• WORK INSTRUCTIONS: Return only the lines from the top of the data down to the one that holds "from matplotlib import font_manager", both included, without any pictures.

• STORED RECORDS:
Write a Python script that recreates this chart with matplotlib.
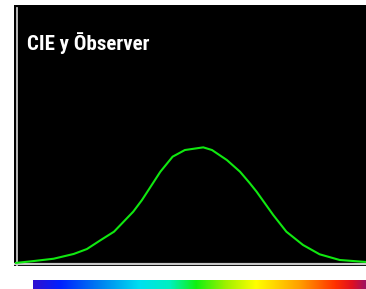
import numpy as np
import matplotlib
matplotlib.use("Agg")
import matplotlib.pyplot as plt
from matplotlib.colors import LinearSegmentedColormap
from matplotlib import font_manager

# =====================================
# Data (nominal wavelength in nm, relative response)
# =====================================
wavelength = [380, 400, 423, 446, 461, 477, 492, 503, 514, 524, 545, 559,
              573, 594, 604, 621, 636, 647, 655, 674, 689, 708, 727, 750, 780]
response = [0.005, 0.021, 0.041, 0.082, 0.124, 0.202, 0.273, 0.359, 0.445,
            0.545, 0.788, 0.917, 0.974, 0.997, 0.974, 0.888, 0.788, 0.691,
            0.616, 0.416, 0.273, 0.159, 0.079, 0.030, 0.013]

title = "CIE y \u014Cbserver"

# spectrum strip colours, left to right
spectrum_colors = ["#3010d0", "#0020ff", "#0080f0", "#00e0f0", "#00f0c0",
                   "#10f010", "#a0f000", "#ffff00", "#ffa000", "#ff3000",
                   "#e01020", "#a01060"]
spectrum_pos = [0.0, 0.08, 0.2, 0.32, 0.41, 0.49, 0.58, 0.67, 0.8, 0.91, 0.96, 1.0]

# pick a narrow face if one is installed
names = {f.name for f in font_manager.fontManager.ttflist}
title_family = "Liberation Sans"
for cand in ["Liberation Sans Narrow", "Roboto Condensed", "DejaVu Sans Condensed"]:
    if cand in names:
        title_family = cand
        break
else:
    narrow = sorted(n for n in names if "Narrow" in n or "Condensed" in n)
    if narrow:
        title_family = narrow[0]

W, H = 366, 289
fig = plt.figure(figsize=(W / 100, H / 100), dpi=100)
fig.patch.set_facecolor("white")

# main black panel
ax = fig.add_axes([14 / W, (H - 266) / H, (W - 14) / W, (266 - 5) / H])
ax.set_facecolor("black")
for s in ax.spines.values():
    s.set_visible(False)
ax.set_xticks([])
ax.set_yticks([])

px_per_nm = 350 / 400.0
ax.set_xlim(380 - 2 / px_per_nm, 780)
ax.set_ylim(-2.5 / 116.5, 258.5 / 116.5)

# gray frame lines
ax.axvline(380 + 0.5 / px_per_nm, ymin=0.0, ymax=(266 - 8) / 261, color="#c8c8c8", lw=1.3)
ax.axhline(-0.5 / 116.5, color="#c8c8c8", lw=1.6)

ax.plot(wavelength, response, color="#10e810", lw=1.5)

ax.text(13 / 352, (266 - 50) / 261, title, transform=ax.transAxes, color="white",
        fontsize=15, fontweight="bold", fontstretch="condensed",
        ha="left", va="baseline", family=[title_family, "DejaVu Sans"])

# spectrum strip
cmap = LinearSegmentedColormap.from_list("spec", list(zip(spectrum_pos, spectrum_colors)))
cax = fig.add_axes([33 / W, 0, (W - 33) / W, 9 / H])
cax.imshow(np.linspace(0, 1, 512)[None, :], aspect="auto", cmap=cmap)
cax.axis("off")

fig.savefig("out.png", dpi=100)
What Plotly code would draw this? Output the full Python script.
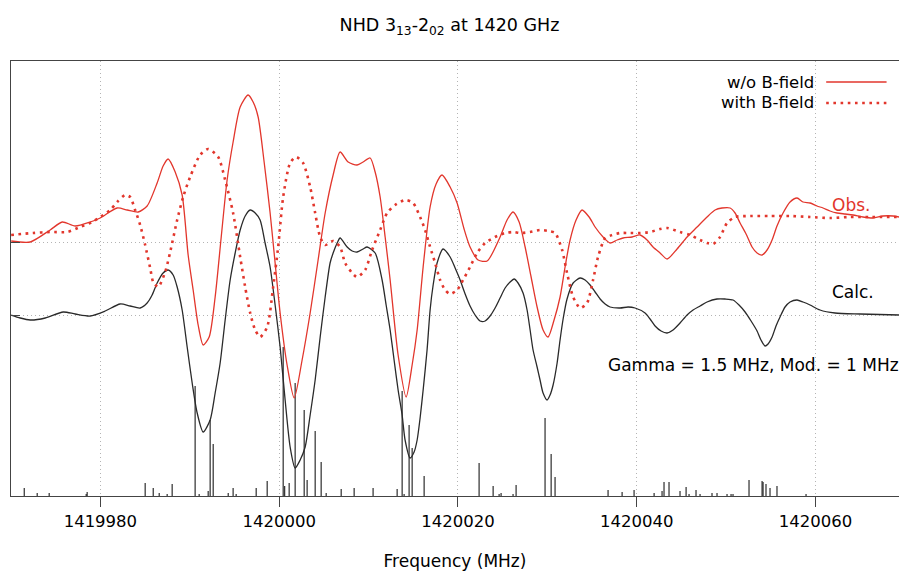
import plotly.graph_objects as go

F0 = 1420000.0  # MHz

# ---- Observed spectrum without B-field (offset MHz from F0, signal a.u.) ----
obs_df = [-29.98, -27.85, -25.62, -24.27, -22.82, -21.14, -20.02, -18.12, -17.00, -15.77,
          -14.77, -13.65, -12.98, -12.42, -11.63, -10.85, -10.18, -9.62, -9.06, -8.50,
          -7.83, -7.16, -6.49, -5.82, -5.15, -4.36, -3.47, -2.91, -2.35, -1.68,
          -1.01, -0.45, 0.11, 0.89, 1.68, 2.57, 3.47, 4.36, 5.15, 6.04,
          6.82, 7.72, 8.72, 9.40, 10.18, 10.74, 11.30, 11.86, 12.42, 13.31,
          14.21, 14.88, 15.44, 16.11, 16.89, 17.56, 18.23, 19.13, 19.91, 20.69,
          21.36, 22.26, 23.27, 24.72, 25.50, 26.17, 26.85, 27.52, 28.19, 28.86,
          29.53, 30.09, 30.76, 31.43, 31.99, 32.55, 33.22, 33.89, 34.68, 35.35,
          36.24, 37.02, 37.81, 38.48, 39.49, 40.38, 41.16, 41.83, 42.62, 43.40,
          44.52, 45.64, 46.76, 47.87, 48.77, 49.55, 50.45, 51.01, 51.57, 52.24,
          52.91, 53.47, 54.03, 54.59, 55.15, 55.70, 56.38, 57.16, 57.94, 58.61,
          59.40, 60.18, 60.85, 61.63, 62.42, 63.31, 64.21, 65.32, 66.44, 67.56,
          68.68, 69.35]
obs_sig = [0.01, 0.00, 0.12, 0.20, 0.16, 0.20, 0.24, 0.34, 0.32, 0.30,
           0.36, 0.59, 0.76, 0.83, 0.70, 0.47, -0.13, -0.48, -0.83, -1.03,
           -0.95, -0.55, 0.04, 0.62, 1.00, 1.35, 1.47, 1.40, 1.25, 0.80,
           0.29, -0.21, -0.71, -1.23, -1.56, -1.18, -0.71, -0.18, 0.29, 0.67,
           0.90, 0.80, 0.77, 0.80, 0.84, 0.70, 0.45, 0.05, -0.38, -1.13,
           -1.55, -1.23, -0.88, -0.25, 0.35, 0.58, 0.67, 0.55, 0.39, 0.13,
           -0.05, -0.18, -0.19, 0.05, 0.22, 0.30, 0.20, -0.05, -0.35, -0.65,
           -0.88, -0.95, -0.78, -0.55, -0.25, 0.02, 0.22, 0.32, 0.25, 0.15,
           0.05, -0.01, 0.02, 0.04, 0.05, 0.07, 0.02, -0.05, -0.11, -0.17,
           -0.07, 0.05, 0.15, 0.25, 0.32, 0.34, 0.34, 0.29, 0.19, 0.08,
           -0.05, -0.11, -0.13, -0.08, 0.02, 0.16, 0.29, 0.40, 0.44, 0.40,
           0.39, 0.36, 0.34, 0.31, 0.29, 0.28, 0.27, 0.25, 0.24, 0.26,
           0.26, 0.25]

# ---- Observed spectrum with B-field ----
bf_df = [-29.98, -27.52, -25.62, -23.71, -22.26, -20.92, -20.02, -18.90, -18.12, -17.23,
         -16.67, -16.11, -15.55, -14.99, -14.43, -14.09, -13.53, -12.75, -12.19, -11.41,
         -10.74, -9.96, -8.84, -7.94, -6.82, -6.04, -5.15, -4.36, -3.80, -3.24,
         -2.68, -2.13, -1.34, -0.67, -0.11, 0.45, 1.23, 1.90, 2.68, 3.47,
         4.03, 4.59, 5.15, 6.04, 6.82, 7.38, 8.17, 8.72, 9.62, 10.40,
         11.30, 12.08, 12.98, 14.09, 14.99, 15.77, 16.33, 16.89, 17.45, 18.01,
         18.57, 19.13, 19.91, 20.58, 21.36, 22.15, 23.04, 24.16, 25.28, 26.17,
         26.96, 28.08, 29.19, 30.09, 30.87, 31.66, 32.21, 32.89, 33.67, 34.45,
         35.12, 35.68, 36.47, 37.25, 38.14, 39.26, 40.38, 41.50, 42.62, 43.40,
         44.85, 45.97, 47.09, 47.87, 48.55, 49.33, 50.11, 51.01, 52.68, 54.92,
         57.16, 59.40, 61.63, 63.87, 66.11, 69.35]
bf_sig = [0.07, 0.09, 0.10, 0.10, 0.15, 0.20, 0.25, 0.32, 0.40, 0.47,
          0.45, 0.32, 0.17, -0.03, -0.26, -0.40, -0.45, -0.30, -0.10, 0.22,
          0.45, 0.65, 0.87, 0.93, 0.85, 0.62, 0.29, -0.15, -0.45, -0.71,
          -0.88, -0.95, -0.85, -0.45, -0.05, 0.45, 0.79, 0.85, 0.79, 0.55,
          0.29, 0.05, -0.03, 0.01, -0.05, -0.21, -0.31, -0.35, -0.28, -0.08,
          0.12, 0.29, 0.37, 0.42, 0.39, 0.25, 0.12, -0.05, -0.21, -0.38,
          -0.48, -0.52, -0.48, -0.38, -0.25, -0.11, -0.01, 0.05, 0.09, 0.10,
          0.09, 0.10, 0.12, 0.11, 0.09, -0.08, -0.31, -0.55, -0.66, -0.61,
          -0.38, -0.15, 0.04, 0.07, 0.09, 0.09, 0.09, 0.10, 0.13, 0.14,
          0.10, 0.07, 0.02, -0.01, -0.02, 0.05, 0.19, 0.25, 0.26, 0.26,
          0.26, 0.25, 0.24, 0.25, 0.25, 0.25]

# ---- Calculated spectrum ----
calc_df = [-29.98, -28.97, -27.85, -26.17, -24.16, -22.82, -21.14, -19.46, -17.79, -16.67,
           -15.55, -14.77, -14.21, -13.65, -12.98, -12.42, -11.86, -11.41, -10.85, -10.29,
           -9.73, -9.17, -8.50, -7.72, -7.16, -6.60, -6.04, -5.48, -4.92, -4.36,
           -3.80, -3.24, -2.68, -2.13, -1.57, -1.01, -0.45, 0.11, 0.67, 1.23,
           1.79, 2.35, 2.91, 3.47, 4.03, 4.59, 5.15, 5.70, 6.04, 6.49,
           6.82, 7.61, 8.17, 8.72, 9.40, 9.84, 10.74, 11.52, 11.97, 12.42,
           12.86, 13.31, 13.76, 14.09, 14.65, 15.10, 15.44, 15.77, 16.11, 16.55,
           16.89, 17.23, 17.67, 18.34, 19.13, 19.69, 20.25, 20.81, 21.36, 21.92,
           22.48, 23.04, 23.60, 24.16, 24.72, 25.28, 25.84, 26.29, 26.73, 27.29,
           27.74, 28.08, 28.41, 28.86, 29.19, 29.53, 29.98, 30.31, 30.65, 31.10,
           31.43, 31.77, 32.21, 32.89, 33.67, 34.23, 34.79, 35.35, 35.91, 36.47,
           37.02, 38.14, 39.04, 39.82, 40.94, 41.50, 42.06, 42.73, 43.40, 44.07,
           44.85, 45.64, 46.31, 47.09, 47.87, 48.99, 49.89, 50.78, 51.45, 52.13,
           52.80, 53.47, 53.91, 54.36, 54.70, 55.15, 55.59, 56.04, 56.60, 57.16,
           57.94, 58.61, 59.40, 60.51, 62.19, 64.99, 69.35]
calc_sig = [0.00, -0.03, -0.05, -0.03, 0.03, 0.01, -0.01, 0.04, 0.11, 0.09,
            0.07, 0.12, 0.20, 0.32, 0.42, 0.45, 0.40, 0.28, 0.05, -0.32,
            -0.68, -0.98, -1.17, -1.05, -0.78, -0.48, -0.05, 0.35, 0.62, 0.85,
            0.99, 1.05, 1.02, 0.95, 0.72, 0.48, 0.10, -0.32, -0.85, -1.32,
            -1.53, -1.45, -1.32, -1.00, -0.65, -0.22, 0.18, 0.52, 0.62, 0.72,
            0.77, 0.68, 0.64, 0.63, 0.66, 0.68, 0.62, 0.35, 0.10, -0.15,
            -0.45, -0.75, -1.00, -1.25, -1.43, -1.37, -1.25, -1.03, -0.75, -0.35,
            0.05, 0.30, 0.52, 0.66, 0.58, 0.47, 0.35, 0.21, 0.09, 0.00,
            -0.06, -0.06, -0.01, 0.07, 0.17, 0.27, 0.33, 0.36, 0.32, 0.22,
            0.05, -0.15, -0.35, -0.52, -0.65, -0.78, -0.85, -0.80, -0.70, -0.48,
            -0.25, -0.04, 0.16, 0.32, 0.37, 0.35, 0.30, 0.23, 0.16, 0.11,
            0.08, 0.07, 0.08, 0.07, 0.02, -0.04, -0.11, -0.16, -0.18, -0.15,
            -0.08, 0.00, 0.05, 0.09, 0.13, 0.16, 0.16, 0.15, 0.10, 0.03,
            -0.06, -0.16, -0.25, -0.31, -0.29, -0.22, -0.11, -0.02, 0.08, 0.13,
            0.15, 0.13, 0.10, 0.05, 0.02, 0.01, 0.00]

# ---- Line list (stick spectrum) ----
line_df = [-28.52, -27.07, -25.73, -21.59, -21.48, -14.99, -14.09, -13.42, -12.53, -11.97,
           -9.40, -8.95, -7.94, -7.72, -7.38, -5.70, -5.15, -4.81, -2.57, -1.34,
           0.45, 0.62, 1.12, 1.79, 2.80, 3.13, 4.03, 4.70, 5.26, 6.94,
           8.39, 10.51, 13.20, 13.76, 13.98, 14.54, 14.88, 16.22, 22.37, 23.94,
           24.61, 24.83, 26.17, 26.51, 29.75, 30.43, 30.87, 36.80, 38.37, 39.71,
           41.95, 42.84, 43.06, 43.62, 44.85, 45.53, 45.86, 46.64, 47.09, 48.43,
           48.99, 50.11, 50.56, 50.78, 52.57, 54.03, 54.14, 54.47, 54.92, 55.70,
           58.95]
line_int = [0.08, 0.03, 0.03, 0.02, 0.04, 0.13, 0.08, 0.03, 0.02, 0.12,
            1.10, 0.02, 0.05, 0.76, 0.52, 0.03, 0.08, 0.02, 0.08, 0.15,
            1.49, 0.10, 0.13, 1.13, 0.86, 0.16, 0.65, 0.34, 0.03, 0.07,
            0.08, 0.08, 0.07, 1.05, 0.02, 0.71, 0.48, 0.20, 0.33, 0.10,
            0.02, 0.03, 0.02, 0.11, 0.78, 0.42, 0.19, 0.06, 0.04, 0.06,
            0.03, 0.05, 0.14, 0.14, 0.05, 0.09, 0.02, 0.06, 0.02, 0.03,
            0.03, 0.02, 0.02, 0.02, 0.16, 0.15, 0.14, 0.12, 0.08, 0.10,
            0.02]

OBS_BASE = 2.54
CALC_BASE = 1.81
x_ticks = [1419980, 1420000, 1420020, 1420040, 1420060]

RED = "#e2362c"
BLACK = "#2a2a2a"
FONT = "DejaVu Sans"
FS = 16.5
FL = 17

fig = go.Figure()

# sticks
sx, sy = [], []
for d, h in zip(line_df, line_int):
    sx += [F0 + d, F0 + d, None]
    sy += [0, h, None]
fig.add_trace(go.Scatter(x=sx, y=sy, mode="lines",
                         line=dict(color="#1a1a1a", width=1.1), showlegend=False))

fig.add_trace(go.Scatter(x=[F0 + d for d in calc_df], y=[CALC_BASE + s for s in calc_sig],
                         mode="lines", line=dict(color=BLACK, width=1.3, shape="spline", smoothing=0.7),
                         showlegend=False))
fig.add_trace(go.Scatter(x=[F0 + d for d in bf_df], y=[OBS_BASE + s for s in bf_sig],
                         mode="lines", line=dict(color=RED, width=2.6, dash="2.6px,4.6px",
                                                 shape="spline", smoothing=0.7),
                         showlegend=False))
fig.add_trace(go.Scatter(x=[F0 + d for d in obs_df], y=[OBS_BASE + s for s in obs_sig],
                         mode="lines", line=dict(color=RED, width=1.3, shape="spline", smoothing=0.7),
                         showlegend=False))

# legend (gnuplot style: text right-aligned, sample on the right)
LEG_X = 0.907
fig.add_annotation(xref="paper", yref="paper", x=LEG_X, y=1 - 21 / 435, text="w/o B-field",
                   showarrow=False, xanchor="right", yanchor="middle",
                   font=dict(family=FONT, size=FS, color="#000"))
fig.add_annotation(xref="paper", yref="paper", x=LEG_X, y=1 - 42 / 435, text="with B-field",
                   showarrow=False, xanchor="right", yanchor="middle",
                   font=dict(family=FONT, size=FS, color="#000"))
fig.add_shape(type="line", xref="paper", yref="paper", x0=0.918, x1=0.986,
              y0=1 - 21 / 435, y1=1 - 21 / 435, line=dict(color=RED, width=1.3))
fig.add_shape(type="line", xref="paper", yref="paper", x0=0.918, x1=0.99,
              y0=1 - 42 / 435, y1=1 - 42 / 435, line=dict(color=RED, width=2.6, dash="2.6px,4.6px"))

# labels
fig.add_annotation(x=F0 + 61.6, y=2.91, text="Obs.", showarrow=False, xanchor="left",
                   font=dict(family=FONT, size=FL, color=RED))
fig.add_annotation(x=F0 + 61.6, y=2.04, text="Calc.", showarrow=False, xanchor="left",
                   font=dict(family=FONT, size=FL, color="#000"))
fig.add_annotation(x=F0 + 36.6, y=1.31, text="Gamma = 1.5 MHz, Mod. = 1 MHz", showarrow=False,
                   xanchor="left", font=dict(family=FONT, size=FL, color="#000"))

fig.update_layout(
    width=899, height=571,
    margin=dict(l=11, r=0, t=61, b=75),
    paper_bgcolor="white", plot_bgcolor="white",
    title=dict(text="NHD 3<sub>13</sub>-2<sub>02</sub> at 1420 GHz", x=0.5, xanchor="center",
               y=1 - 25 / 571, yanchor="middle", font=dict(family=FONT, size=17.5, color="#000")),
    font=dict(family=FONT, size=FS, color="#000"),
    xaxis=dict(range=[F0 - 30.0, F0 + 69.35], tickvals=x_ticks,
               ticktext=[str(v) for v in x_ticks], ticks="outside", ticklen=10,
               tickcolor="#444", showline=True, linecolor="#444", linewidth=1, mirror=True,
               showgrid=True, gridcolor="#b4b4b4", griddash="1px,3px", gridwidth=1,
               zeroline=False,
               title=dict(text="Frequency (MHz)", standoff=26,
                          font=dict(family=FONT, size=17, color="#000")),
               tickfont=dict(family=FONT, size=FS, color="#000")),
    yaxis=dict(range=[0, 4.35], tickvals=[CALC_BASE, OBS_BASE], showticklabels=False,
               ticks="inside", ticklen=9, tickcolor="#444", showline=True, linecolor="#444",
               linewidth=1, showgrid=True, gridcolor="#b4b4b4", griddash="1px,3px", gridwidth=1,
               zeroline=False),
)

fig.write_html("out.html", config={"displayModeBar": False},
               post_script="document.body.style.margin='0';")
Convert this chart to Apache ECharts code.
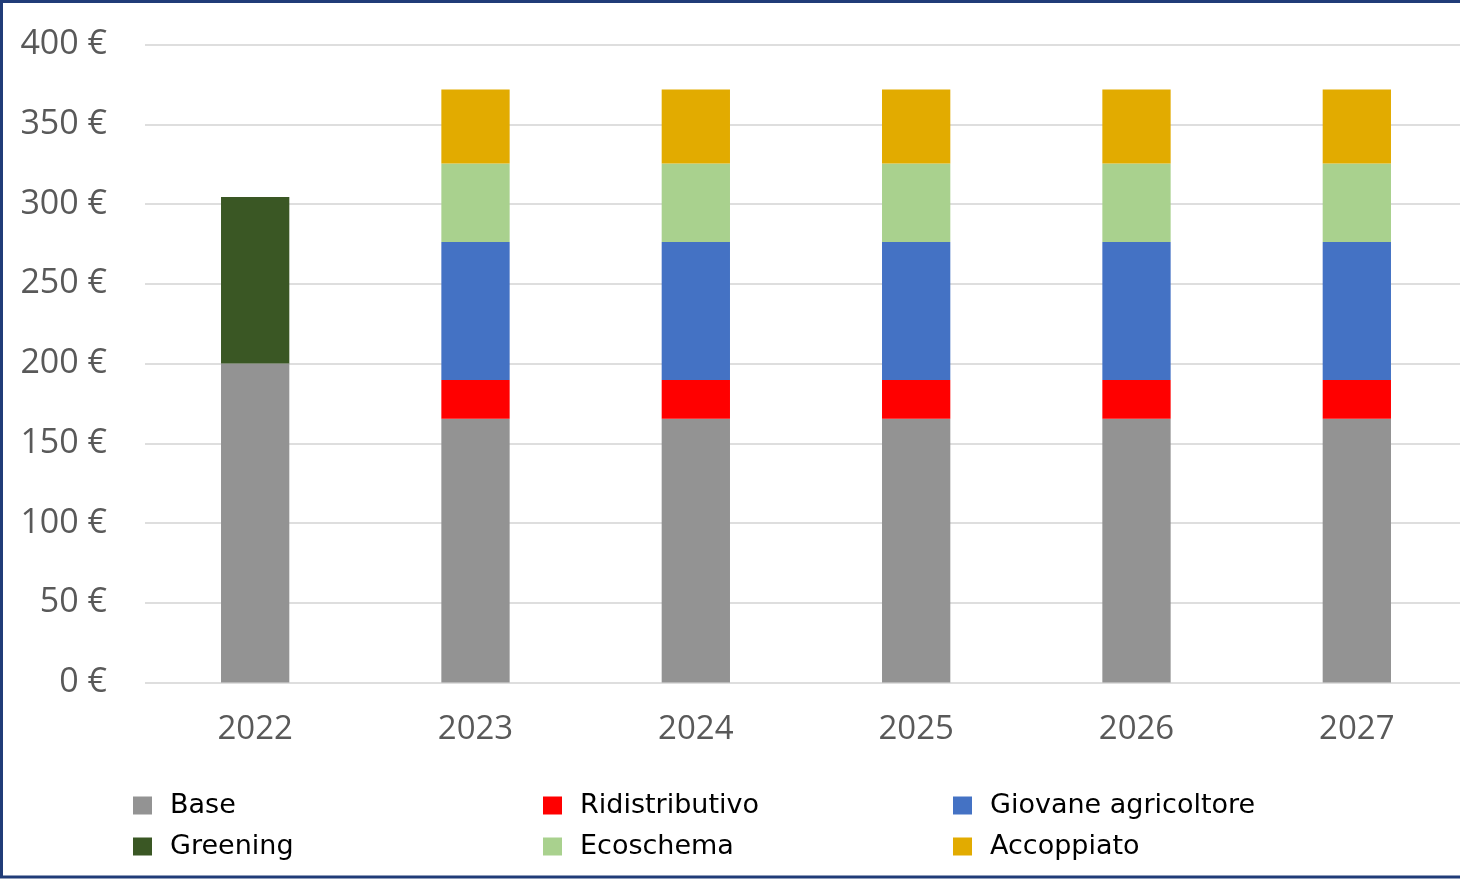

• WRITTEN SOLUTION:
Write a Python script that recreates this chart with matplotlib.
import numpy as np
import matplotlib
matplotlib.use("Agg")
import matplotlib.pyplot as plt
from matplotlib.colors import LinearSegmentedColormap
from matplotlib import font_manager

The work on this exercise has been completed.